**Instruction**
Transcribe all of the material below word for word and leave out its pictures.

--

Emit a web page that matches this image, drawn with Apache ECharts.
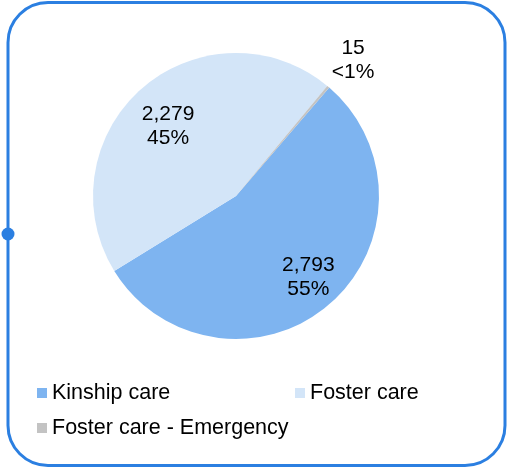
<!DOCTYPE html>
<html>
<head>
<meta charset="utf-8">
<script src="https://cdn.jsdelivr.net/npm/echarts@6/dist/echarts.min.js"></script>
<style>
  html, body { margin: 0; padding: 0; background: #fff; }
  #chart { width: 510px; height: 471px; }
</style>
</head>
<body>
<div id="chart"></div>
<script>
// Placement categories and counts
const categories = ['Kinship care', 'Foster care', 'Foster care - Emergency'];
const counts = [2793, 2279, 15];
const shareLabels = ['55%', '45%', '<1%'];
const colors = ['#7eb4f0', '#d3e5f8', '#c3c3c3'];

const fmt = n => n.toLocaleString('en-US');
const font = '"Liberation Sans", Arial, sans-serif';

// label nudges from the default inside position, per slice
const labelOffsets = [[24, 25], [-19, -14], [69, -79]];

const chart = echarts.init(document.getElementById('chart'));

const data = categories.map((name, i) => ({
  name,
  value: counts[i],
  itemStyle: { color: colors[i] },
  label: {
    show: true,
    position: 'inside',
    offset: labelOffsets[i],
    formatter: () => fmt(counts[i]) + '\n' + shareLabels[i]
  }
}));

const legendBase = {
  icon: 'rect',
  itemWidth: 10,
  itemHeight: 10,
  itemGap: 5,
  selectedMode: false,
  textStyle: { fontFamily: font, fontSize: 21.5, color: '#000' },
  padding: 0
};

chart.setOption({
  animation: false,
  backgroundColor: '#fff',
  legend: [
    Object.assign({}, legendBase, { data: [categories[0]], left: 37, top: 382 }),
    Object.assign({}, legendBase, { data: [categories[1]], left: 295, top: 382 }),
    Object.assign({}, legendBase, { data: [categories[2]], left: 37, top: 417 })
  ],
  graphic: [
    {
      type: 'rect',
      shape: { x: 8, y: 2.5, width: 497, height: 463, r: 40 },
      style: { fill: 'none', stroke: '#2b7fe1', lineWidth: 3 },
      silent: true
    },
    {
      type: 'circle',
      shape: { cx: 8, cy: 234, r: 6.5 },
      style: { fill: '#2b7fe1' },
      silent: true
    }
  ],
  series: [{
    type: 'pie',
    center: [236, 196],
    radius: [0, 143],
    startAngle: 49.3,
    clockwise: true,
    avoidLabelOverlap: false,
    silent: true,
    label: {
      fontFamily: font,
      fontSize: 21,
      lineHeight: 24,
      color: '#000',
      align: 'center'
    },
    labelLine: { show: false },
    itemStyle: { borderWidth: 0 },
    data
  }]
});
</script>
</body>
</html>
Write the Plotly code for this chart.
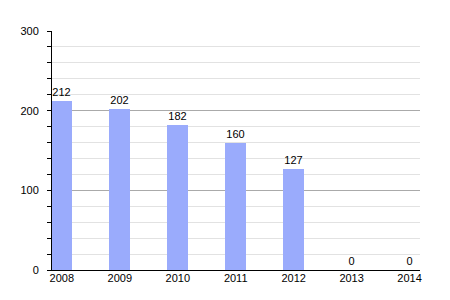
import plotly.graph_objects as go

years = ["2008", "2009", "2010", "2011", "2012", "2013", "2014"]
values = [212, 202, 182, 160, 127, 0, 0]

fig = go.Figure()
fig.add_trace(go.Bar(
    x=years, y=values,
    marker=dict(color="#9aabfc", line=dict(width=0)),
    width=0.36,
    text=[str(v) for v in values],
    textposition="outside",
    textfont=dict(color="black", size=11, family="Liberation Sans"),
    cliponaxis=False,
))
fig.update_layout(
    width=442, height=292,
    margin=dict(l=42, r=30, t=23, b=30),
    plot_bgcolor="white", paper_bgcolor="white",
    font=dict(family="Liberation Sans", size=11, color="black"),
    showlegend=False,
    bargap=0,
)
fig.update_xaxes(
    type="category", range=[-0.17, 6.18],
    showline=True, linecolor="black", linewidth=1,
    ticks="", showgrid=False, tickfont=dict(size=11),
    ticklabelstandoff=-2,
)
fig.update_yaxes(
    range=[0, 300], dtick=100, tick0=0,
    showline=True, linecolor="black", linewidth=1,
    showgrid=True, gridcolor="#aaaaaa", gridwidth=1,
    ticks="outside", ticklen=4, tickcolor="black",
    minor=dict(dtick=20, showgrid=True, gridcolor="#e2e2e2", ticks="outside", ticklen=4, tickcolor="black"),
    zeroline=False, tickfont=dict(size=11),
    ticklabelstandoff=6,
)
fig.write_html("out.html")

--

**The answer**
Emit a web page that matches this image, drawn with Apache ECharts.
<!DOCTYPE html>
<html>
<head>
<meta charset="utf-8">
<script src="https://cdn.jsdelivr.net/npm/echarts@6/dist/echarts.min.js"></script>
<style>
  html, body { margin: 0; padding: 0; background: #fff; }
  #chart { width: 510px; height: 471px; }
</style>
</head>
<body>
<div id="chart"></div>
<script>
// Placement categories and counts
const categories = ['Kinship care', 'Foster care', 'Foster care - Emergency'];
const counts = [2793, 2279, 15];
const shareLabels = ['55%', '45%', '<1%'];
const colors = ['#7eb4f0', '#d3e5f8', '#c3c3c3'];

const fmt = n => n.toLocaleString('en-US');
const font = '"Liberation Sans", Arial, sans-serif';

// label nudges from the default inside position, per slice
const labelOffsets = [[24, 25], [-19, -14], [69, -79]];

const chart = echarts.init(document.getElementById('chart'));

const data = categories.map((name, i) => ({
  name,
  value: counts[i],
  itemStyle: { color: colors[i] },
  label: {
    show: true,
    position: 'inside',
    offset: labelOffsets[i],
    formatter: () => fmt(counts[i]) + '\n' + shareLabels[i]
  }
}));

const legendBase = {
  icon: 'rect',
  itemWidth: 10,
  itemHeight: 10,
  itemGap: 5,
  selectedMode: false,
  textStyle: { fontFamily: font, fontSize: 21.5, color: '#000' },
  padding: 0
};

chart.setOption({
  animation: false,
  backgroundColor: '#fff',
  legend: [
    Object.assign({}, legendBase, { data: [categories[0]], left: 37, top: 382 }),
    Object.assign({}, legendBase, { data: [categories[1]], left: 295, top: 382 }),
    Object.assign({}, legendBase, { data: [categories[2]], left: 37, top: 417 })
  ],
  graphic: [
    {
      type: 'rect',
      shape: { x: 8, y: 2.5, width: 497, height: 463, r: 40 },
      style: { fill: 'none', stroke: '#2b7fe1', lineWidth: 3 },
      silent: true
    },
    {
      type: 'circle',
      shape: { cx: 8, cy: 234, r: 6.5 },
      style: { fill: '#2b7fe1' },
      silent: true
    }
  ],
  series: [{
    type: 'pie',
    center: [236, 196],
    radius: [0, 143],
    startAngle: 49.3,
    clockwise: true,
    avoidLabelOverlap: false,
    silent: true,
    label: {
      fontFamily: font,
      fontSize: 21,
      lineHeight: 24,
      color: '#000',
      align: 'center'
    },
    labelLine: { show: false },
    itemStyle: { borderWidth: 0 },
    data
  }]
});
</script>
</body>
</html>
Write the Plotly code for this chart.
import plotly.graph_objects as go

years = ["2008", "2009", "2010", "2011", "2012", "2013", "2014"]
values = [212, 202, 182, 160, 127, 0, 0]

fig = go.Figure()
fig.add_trace(go.Bar(
    x=years, y=values,
    marker=dict(color="#9aabfc", line=dict(width=0)),
    width=0.36,
    text=[str(v) for v in values],
    textposition="outside",
    textfont=dict(color="black", size=11, family="Liberation Sans"),
    cliponaxis=False,
))
fig.update_layout(
    width=442, height=292,
    margin=dict(l=42, r=30, t=23, b=30),
    plot_bgcolor="white", paper_bgcolor="white",
    font=dict(family="Liberation Sans", size=11, color="black"),
    showlegend=False,
    bargap=0,
)
fig.update_xaxes(
    type="category", range=[-0.17, 6.18],
    showline=True, linecolor="black", linewidth=1,
    ticks="", showgrid=False, tickfont=dict(size=11),
    ticklabelstandoff=-2,
)
fig.update_yaxes(
    range=[0, 300], dtick=100, tick0=0,
    showline=True, linecolor="black", linewidth=1,
    showgrid=True, gridcolor="#aaaaaa", gridwidth=1,
    ticks="outside", ticklen=4, tickcolor="black",
    minor=dict(dtick=20, showgrid=True, gridcolor="#e2e2e2", ticks="outside", ticklen=4, tickcolor="black"),
    zeroline=False, tickfont=dict(size=11),
    ticklabelstandoff=6,
)
fig.write_html("out.html")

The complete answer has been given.